Atualmente, a feira “Chega Junto” reúne 18 famílias de refugiados e migrantes vindos de Angola, Argentina, Colômbia, Haiti, Índia, Japão, Nigéria, Paquistão, Peru, República Democrática do Congo, Síria, Togo, Uruguai e Venezuela. A cada edição, novos países são convidados a participar. Além das barracas com comida, os eventos sempre contam com música ao vivo e até mesmo pequenas oficinas (a última foi sobre como preparar uma autêntica roda de mate uruguaio).
“A meta de fazer uma feira exclusiva para refugiados e migrantes existe desde que o projeto nasceu, em 2015”, explica Luciara Mota, coordenadora da “Chega Junto”.
“As três principais vertentes do projeto são inclusão social, convívio e geração de renda. Todas as famílias participantes têm demonstrado grande alegria e uma relação sólida de vínculo e confiança, reforçados pela união entre os membros e organizadores e pela construção coletiva do projeto.”
“As três principais vertentes do projeto são inclusão social, convívio e geração de renda. Todas as famílias participantes têm demonstrado grande alegria e uma relação sólida de vínculo e confiança, reforçados pela união entre os membros e organizadores e pela construção coletiva do projeto.”

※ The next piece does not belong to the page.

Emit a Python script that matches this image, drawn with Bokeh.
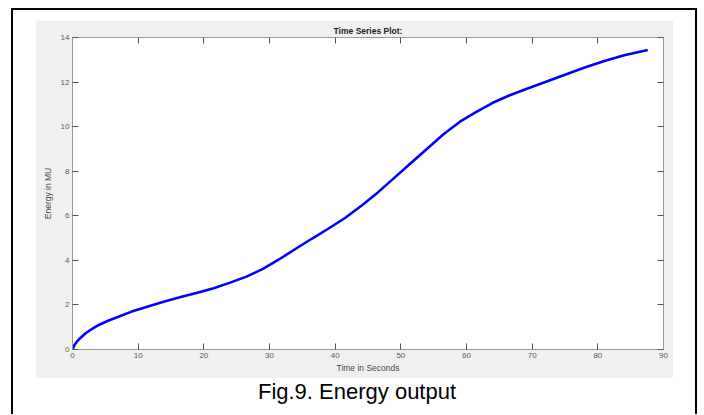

Em outra barraca da feira, o casal Boris Laguado e Rebeca Mirabal vendia bebidas à base de leite de coco típicas das praias venezuelanas. “Os brasileiros gostam porque também são amantes do coco”, disse o refugiado de 32 anos, que vê na feira uma oportunidade para o “intercâmbio de culturas e de conhecimentos”. “As pessoas fazem muitas perguntas. Querem saber de onde vem o produto, qual é a história dele, por que estamos vendendo isso e não outra coisa. A recepção é muito positiva”.
Tão positiva que despertou a solidariedade de uma senhora de 85 anos, moradora do prédio localizado em frente à igreja que acolhe a feira. Mas não era qualquer senhora. Nascida na Rússia, Lidia Secci chegou ao Brasil como refugiada pouco depois do fim da Segunda Guerra Mundial. Ela estava na “Chega Junto” para oferecer “a uma família refugiada” um aluguel a preço abaixo do mercado do apartamento que possui na zona sul do Rio.
“Sei que os refugiados passam por muitas dificuldades quando chegam, porque já passei por isso”, explicou a idosa. “Minha infância foi um paraíso. Tínhamos uma linda casa com jardim na Rússia. Então veio a guerra, e tudo que era bom virou um inferno. Eu e minha família fomos levados para a Alemanha para fazer trabalhos forçados. Quando a guerra terminou, meus pais preferiram ir embora da Europa a voltar para a Rússia. Eles fizeram de tudo para que a guerra não atrapalhasse minha vida. Foram pais excepcionais.”
Nem mesmo a ameaça de chuva e o feriadão prolongado foram capazes de esvaziar a última edição da “Chega Junto”, que atraiu centenas de pessoas. Muitas estavam de volta pela segunda ou terceira vez, enquanto outras chegavam curiosas — e famintas — após terem visto o anúncio do evento nas redes sociais.
E ainda havia quem tivesse sido pega de surpresa, como a publicitária mineira Viviane Polizzi. “Duas amigas da minha pós-graduação me disseram que haveria uma feira de comida paraense, mas quando cheguei aqui descobri outra coisa e fiquei fascinada”, contou Viviane, que havia acabado de comer um prato nigeriano, com feijão fradinho, banana frita e pimenta.
“Senti uma explosão de sabores! E teve também o rapaz haitiano que me vendeu um doce parecido com um pé-de-moleque mineiro.”
Enquanto histórias do passado e do presente corriam pelos corredores da feira, a tarde foi caindo, o céu foi escurecendo e os refugiados e migrantes foram encerrando mais um intenso dia de vendas e intercâmbio. A pequena volta ao mundo terminava ali. A próxima está marcada para 27 de maio.